***** INPUT FOR THIS TASK *****

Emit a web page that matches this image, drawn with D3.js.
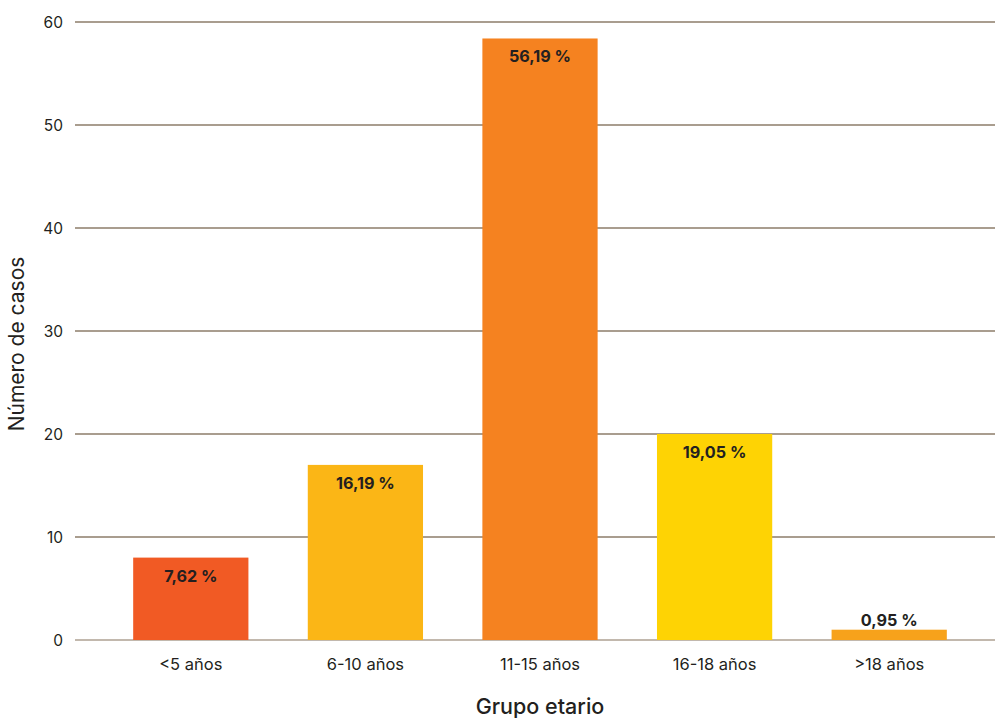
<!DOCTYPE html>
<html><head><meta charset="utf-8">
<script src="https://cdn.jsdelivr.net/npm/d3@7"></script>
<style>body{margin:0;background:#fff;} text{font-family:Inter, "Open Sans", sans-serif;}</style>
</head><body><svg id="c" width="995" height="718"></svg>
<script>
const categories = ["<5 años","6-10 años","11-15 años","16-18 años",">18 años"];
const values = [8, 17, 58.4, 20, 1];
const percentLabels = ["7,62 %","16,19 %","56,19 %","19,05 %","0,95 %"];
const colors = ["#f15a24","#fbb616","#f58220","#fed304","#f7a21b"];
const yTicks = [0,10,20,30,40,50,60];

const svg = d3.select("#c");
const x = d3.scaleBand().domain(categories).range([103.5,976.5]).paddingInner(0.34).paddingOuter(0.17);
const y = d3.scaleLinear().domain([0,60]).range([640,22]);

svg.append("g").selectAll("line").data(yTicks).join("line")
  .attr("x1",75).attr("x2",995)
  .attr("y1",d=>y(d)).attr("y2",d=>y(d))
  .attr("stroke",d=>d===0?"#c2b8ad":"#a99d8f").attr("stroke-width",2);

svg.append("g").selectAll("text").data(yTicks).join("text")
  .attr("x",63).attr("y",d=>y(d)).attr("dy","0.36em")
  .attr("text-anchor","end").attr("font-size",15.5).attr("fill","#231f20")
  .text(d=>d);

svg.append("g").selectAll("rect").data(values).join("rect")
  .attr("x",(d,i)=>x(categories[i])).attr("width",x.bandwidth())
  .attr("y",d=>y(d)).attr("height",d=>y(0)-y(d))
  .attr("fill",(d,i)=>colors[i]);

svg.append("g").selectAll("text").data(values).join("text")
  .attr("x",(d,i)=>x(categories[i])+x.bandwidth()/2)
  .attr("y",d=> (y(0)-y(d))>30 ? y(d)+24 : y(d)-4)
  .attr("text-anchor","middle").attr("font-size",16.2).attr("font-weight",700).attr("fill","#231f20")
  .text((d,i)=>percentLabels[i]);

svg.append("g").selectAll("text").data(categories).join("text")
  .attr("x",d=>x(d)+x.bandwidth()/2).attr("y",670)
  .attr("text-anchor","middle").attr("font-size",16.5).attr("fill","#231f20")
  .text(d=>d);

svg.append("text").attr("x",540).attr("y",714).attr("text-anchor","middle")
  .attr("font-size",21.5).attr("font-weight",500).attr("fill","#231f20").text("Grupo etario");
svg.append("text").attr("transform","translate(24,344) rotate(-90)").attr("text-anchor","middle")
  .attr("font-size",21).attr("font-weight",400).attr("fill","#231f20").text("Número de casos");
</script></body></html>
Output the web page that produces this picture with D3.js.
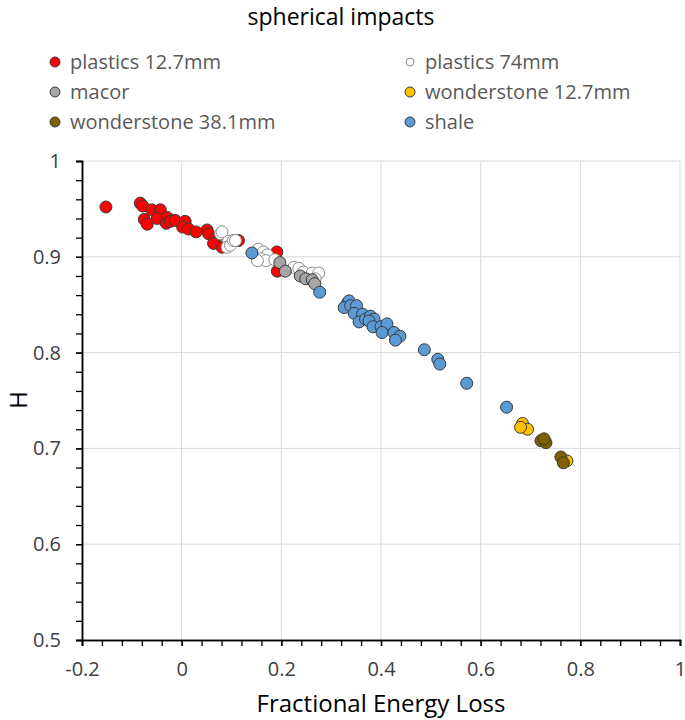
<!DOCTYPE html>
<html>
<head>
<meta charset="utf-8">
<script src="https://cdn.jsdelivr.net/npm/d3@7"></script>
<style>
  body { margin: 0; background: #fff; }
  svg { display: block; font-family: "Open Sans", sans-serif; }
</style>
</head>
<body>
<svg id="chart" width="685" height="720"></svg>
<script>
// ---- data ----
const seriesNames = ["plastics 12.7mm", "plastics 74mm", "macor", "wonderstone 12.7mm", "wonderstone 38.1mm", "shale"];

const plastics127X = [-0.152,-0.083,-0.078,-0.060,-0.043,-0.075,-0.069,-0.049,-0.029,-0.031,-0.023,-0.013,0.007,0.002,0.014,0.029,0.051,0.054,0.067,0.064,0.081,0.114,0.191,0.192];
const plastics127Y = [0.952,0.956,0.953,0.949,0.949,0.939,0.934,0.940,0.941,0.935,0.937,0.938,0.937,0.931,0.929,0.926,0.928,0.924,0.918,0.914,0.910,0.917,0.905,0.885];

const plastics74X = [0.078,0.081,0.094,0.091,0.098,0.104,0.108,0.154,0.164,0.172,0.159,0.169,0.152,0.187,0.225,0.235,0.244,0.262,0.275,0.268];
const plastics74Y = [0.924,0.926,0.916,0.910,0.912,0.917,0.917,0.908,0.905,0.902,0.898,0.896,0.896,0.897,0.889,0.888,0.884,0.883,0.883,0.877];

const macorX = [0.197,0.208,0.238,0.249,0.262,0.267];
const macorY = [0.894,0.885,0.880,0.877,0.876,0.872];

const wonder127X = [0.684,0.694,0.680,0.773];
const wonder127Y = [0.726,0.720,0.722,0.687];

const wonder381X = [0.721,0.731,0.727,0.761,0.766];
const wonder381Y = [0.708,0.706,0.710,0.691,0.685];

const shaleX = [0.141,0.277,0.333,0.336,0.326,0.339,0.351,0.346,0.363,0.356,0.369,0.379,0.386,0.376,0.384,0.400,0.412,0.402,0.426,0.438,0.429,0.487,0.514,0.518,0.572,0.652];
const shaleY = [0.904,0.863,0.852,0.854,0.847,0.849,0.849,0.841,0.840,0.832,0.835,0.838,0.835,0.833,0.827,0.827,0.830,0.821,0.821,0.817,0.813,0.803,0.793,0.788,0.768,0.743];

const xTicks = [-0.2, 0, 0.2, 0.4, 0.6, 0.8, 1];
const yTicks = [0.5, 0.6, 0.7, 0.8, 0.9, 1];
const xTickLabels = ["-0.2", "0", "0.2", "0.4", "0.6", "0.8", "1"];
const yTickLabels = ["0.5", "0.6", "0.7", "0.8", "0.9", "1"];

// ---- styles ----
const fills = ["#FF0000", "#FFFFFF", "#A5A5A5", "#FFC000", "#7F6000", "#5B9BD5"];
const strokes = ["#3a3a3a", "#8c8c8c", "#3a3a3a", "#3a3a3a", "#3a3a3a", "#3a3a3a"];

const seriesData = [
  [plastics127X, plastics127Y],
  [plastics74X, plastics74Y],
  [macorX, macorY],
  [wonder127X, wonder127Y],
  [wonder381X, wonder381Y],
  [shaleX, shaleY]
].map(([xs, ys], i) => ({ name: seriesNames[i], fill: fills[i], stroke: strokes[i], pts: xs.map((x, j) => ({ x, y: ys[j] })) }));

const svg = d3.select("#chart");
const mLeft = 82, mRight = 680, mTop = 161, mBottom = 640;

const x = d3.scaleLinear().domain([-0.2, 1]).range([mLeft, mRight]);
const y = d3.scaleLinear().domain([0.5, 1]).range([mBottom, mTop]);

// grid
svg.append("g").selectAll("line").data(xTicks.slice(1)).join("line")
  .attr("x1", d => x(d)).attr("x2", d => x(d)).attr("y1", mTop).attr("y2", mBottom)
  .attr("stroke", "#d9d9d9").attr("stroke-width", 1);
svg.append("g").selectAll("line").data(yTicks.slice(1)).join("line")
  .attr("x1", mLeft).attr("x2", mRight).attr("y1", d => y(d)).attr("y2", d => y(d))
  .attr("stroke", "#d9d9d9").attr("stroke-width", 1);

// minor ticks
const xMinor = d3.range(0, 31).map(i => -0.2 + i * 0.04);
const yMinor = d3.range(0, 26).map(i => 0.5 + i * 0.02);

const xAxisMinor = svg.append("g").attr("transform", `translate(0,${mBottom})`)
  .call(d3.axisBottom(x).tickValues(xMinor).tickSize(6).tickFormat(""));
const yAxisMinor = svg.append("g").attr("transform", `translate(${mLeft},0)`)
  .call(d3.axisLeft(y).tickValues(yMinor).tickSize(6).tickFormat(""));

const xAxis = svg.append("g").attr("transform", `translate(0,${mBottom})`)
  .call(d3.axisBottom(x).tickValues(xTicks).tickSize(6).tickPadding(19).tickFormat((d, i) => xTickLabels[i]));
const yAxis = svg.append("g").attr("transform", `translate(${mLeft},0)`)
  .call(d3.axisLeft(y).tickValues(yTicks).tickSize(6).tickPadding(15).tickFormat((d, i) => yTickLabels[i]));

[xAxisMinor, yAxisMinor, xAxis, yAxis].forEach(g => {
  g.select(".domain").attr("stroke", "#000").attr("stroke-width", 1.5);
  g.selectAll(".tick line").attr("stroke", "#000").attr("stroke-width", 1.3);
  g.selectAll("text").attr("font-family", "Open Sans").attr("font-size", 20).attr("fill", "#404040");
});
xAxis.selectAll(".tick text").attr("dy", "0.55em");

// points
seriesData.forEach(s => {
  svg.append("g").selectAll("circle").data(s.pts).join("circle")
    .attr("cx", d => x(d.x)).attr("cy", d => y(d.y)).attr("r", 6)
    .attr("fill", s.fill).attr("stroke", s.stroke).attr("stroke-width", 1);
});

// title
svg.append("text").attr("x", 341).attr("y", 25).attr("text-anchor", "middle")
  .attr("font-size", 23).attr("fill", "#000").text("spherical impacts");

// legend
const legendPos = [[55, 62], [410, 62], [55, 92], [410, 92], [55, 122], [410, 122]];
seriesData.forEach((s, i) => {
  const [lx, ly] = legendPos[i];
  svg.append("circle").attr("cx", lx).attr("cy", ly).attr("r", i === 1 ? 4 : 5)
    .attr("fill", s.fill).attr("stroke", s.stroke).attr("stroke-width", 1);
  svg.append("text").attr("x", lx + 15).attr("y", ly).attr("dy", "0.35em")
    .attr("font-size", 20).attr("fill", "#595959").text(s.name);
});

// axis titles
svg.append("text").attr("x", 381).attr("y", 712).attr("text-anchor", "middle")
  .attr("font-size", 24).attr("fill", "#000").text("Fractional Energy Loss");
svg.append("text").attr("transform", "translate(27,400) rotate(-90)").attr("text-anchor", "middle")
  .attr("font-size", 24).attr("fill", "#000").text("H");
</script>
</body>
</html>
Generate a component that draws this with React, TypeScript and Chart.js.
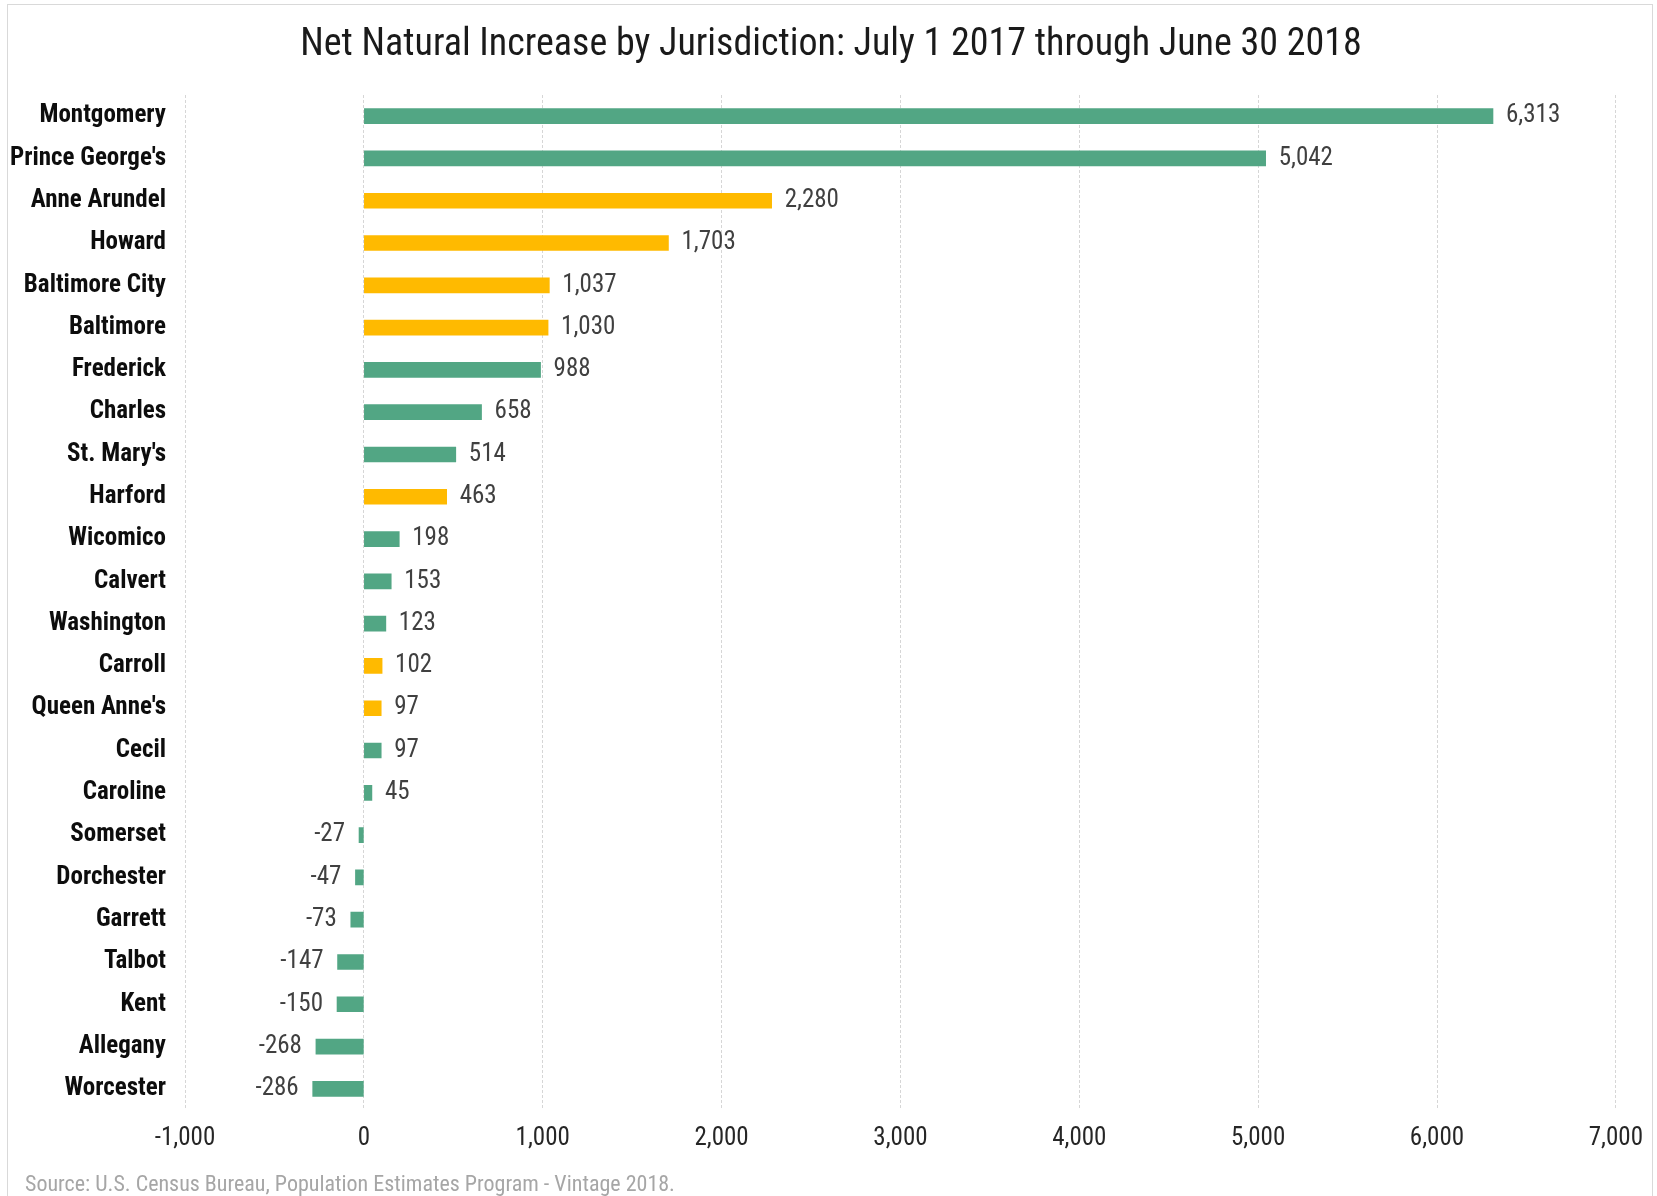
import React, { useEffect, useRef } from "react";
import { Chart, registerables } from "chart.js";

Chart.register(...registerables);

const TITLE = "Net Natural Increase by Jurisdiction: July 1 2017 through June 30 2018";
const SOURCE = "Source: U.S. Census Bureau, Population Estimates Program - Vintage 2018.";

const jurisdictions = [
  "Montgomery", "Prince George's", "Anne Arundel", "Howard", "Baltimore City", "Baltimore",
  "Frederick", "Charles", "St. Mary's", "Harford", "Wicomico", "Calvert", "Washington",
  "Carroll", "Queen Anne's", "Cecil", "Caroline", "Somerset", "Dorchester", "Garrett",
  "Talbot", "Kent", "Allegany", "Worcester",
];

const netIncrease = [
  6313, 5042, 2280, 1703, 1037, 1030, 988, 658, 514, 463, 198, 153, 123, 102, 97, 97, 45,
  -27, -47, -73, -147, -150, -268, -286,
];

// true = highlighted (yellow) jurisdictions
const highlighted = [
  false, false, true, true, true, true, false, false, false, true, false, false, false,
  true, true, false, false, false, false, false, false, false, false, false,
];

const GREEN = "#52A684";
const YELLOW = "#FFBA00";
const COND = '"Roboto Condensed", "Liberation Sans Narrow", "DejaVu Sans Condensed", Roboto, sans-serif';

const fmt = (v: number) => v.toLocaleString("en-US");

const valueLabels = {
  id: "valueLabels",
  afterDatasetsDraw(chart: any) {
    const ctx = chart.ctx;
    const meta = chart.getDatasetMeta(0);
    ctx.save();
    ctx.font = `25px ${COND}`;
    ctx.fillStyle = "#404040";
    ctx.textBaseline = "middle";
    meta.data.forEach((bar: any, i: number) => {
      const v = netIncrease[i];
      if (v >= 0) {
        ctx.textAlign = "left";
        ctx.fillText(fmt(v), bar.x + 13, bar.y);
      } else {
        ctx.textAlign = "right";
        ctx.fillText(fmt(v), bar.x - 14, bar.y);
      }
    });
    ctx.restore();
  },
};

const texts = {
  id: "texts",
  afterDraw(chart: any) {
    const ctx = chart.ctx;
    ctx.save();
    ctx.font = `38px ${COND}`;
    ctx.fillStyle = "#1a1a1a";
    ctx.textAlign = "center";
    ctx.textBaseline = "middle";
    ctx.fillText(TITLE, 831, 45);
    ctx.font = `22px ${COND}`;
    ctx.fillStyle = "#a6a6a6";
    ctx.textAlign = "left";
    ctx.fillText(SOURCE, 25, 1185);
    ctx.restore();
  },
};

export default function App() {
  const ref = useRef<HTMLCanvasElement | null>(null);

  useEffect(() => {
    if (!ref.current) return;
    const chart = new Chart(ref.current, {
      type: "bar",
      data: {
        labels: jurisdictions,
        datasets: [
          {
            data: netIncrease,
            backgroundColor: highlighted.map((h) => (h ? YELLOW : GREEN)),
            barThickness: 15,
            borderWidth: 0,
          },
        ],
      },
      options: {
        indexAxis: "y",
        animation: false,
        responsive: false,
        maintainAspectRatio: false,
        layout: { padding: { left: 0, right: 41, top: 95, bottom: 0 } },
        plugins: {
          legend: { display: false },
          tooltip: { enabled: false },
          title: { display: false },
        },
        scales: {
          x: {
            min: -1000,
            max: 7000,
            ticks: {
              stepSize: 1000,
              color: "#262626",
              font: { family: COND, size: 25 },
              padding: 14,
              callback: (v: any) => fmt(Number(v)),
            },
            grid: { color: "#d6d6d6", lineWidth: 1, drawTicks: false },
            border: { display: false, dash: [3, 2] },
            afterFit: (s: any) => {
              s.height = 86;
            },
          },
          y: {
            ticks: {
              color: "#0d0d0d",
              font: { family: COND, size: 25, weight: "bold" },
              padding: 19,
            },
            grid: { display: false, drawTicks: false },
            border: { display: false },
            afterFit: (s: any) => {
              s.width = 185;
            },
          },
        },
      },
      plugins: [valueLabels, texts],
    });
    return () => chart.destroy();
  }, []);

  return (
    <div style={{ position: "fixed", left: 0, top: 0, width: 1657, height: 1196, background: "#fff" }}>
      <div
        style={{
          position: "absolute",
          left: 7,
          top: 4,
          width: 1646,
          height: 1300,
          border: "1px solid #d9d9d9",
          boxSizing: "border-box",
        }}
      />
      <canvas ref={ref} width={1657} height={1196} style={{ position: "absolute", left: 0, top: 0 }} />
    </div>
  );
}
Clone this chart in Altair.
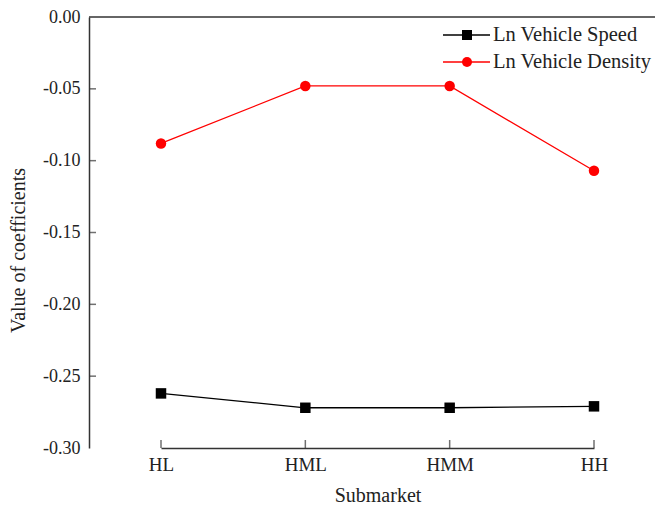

*****

TASK BRIEF
Each line from the top of the material through the line containing "const yTicks = [0,10,20,30,40,50,60];" should be reproduced exactly; please drop any images.

RESULT
Emit a web page that matches this image, drawn with D3.js.
<!DOCTYPE html>
<html><head><meta charset="utf-8">
<script src="https://cdn.jsdelivr.net/npm/d3@7"></script>
<style>body{margin:0;background:#fff;} text{font-family:Inter, "Open Sans", sans-serif;}</style>
</head><body><svg id="c" width="995" height="718"></svg>
<script>
const categories = ["<5 años","6-10 años","11-15 años","16-18 años",">18 años"];
const values = [8, 17, 58.4, 20, 1];
const percentLabels = ["7,62 %","16,19 %","56,19 %","19,05 %","0,95 %"];
const colors = ["#f15a24","#fbb616","#f58220","#fed304","#f7a21b"];
const yTicks = [0,10,20,30,40,50,60];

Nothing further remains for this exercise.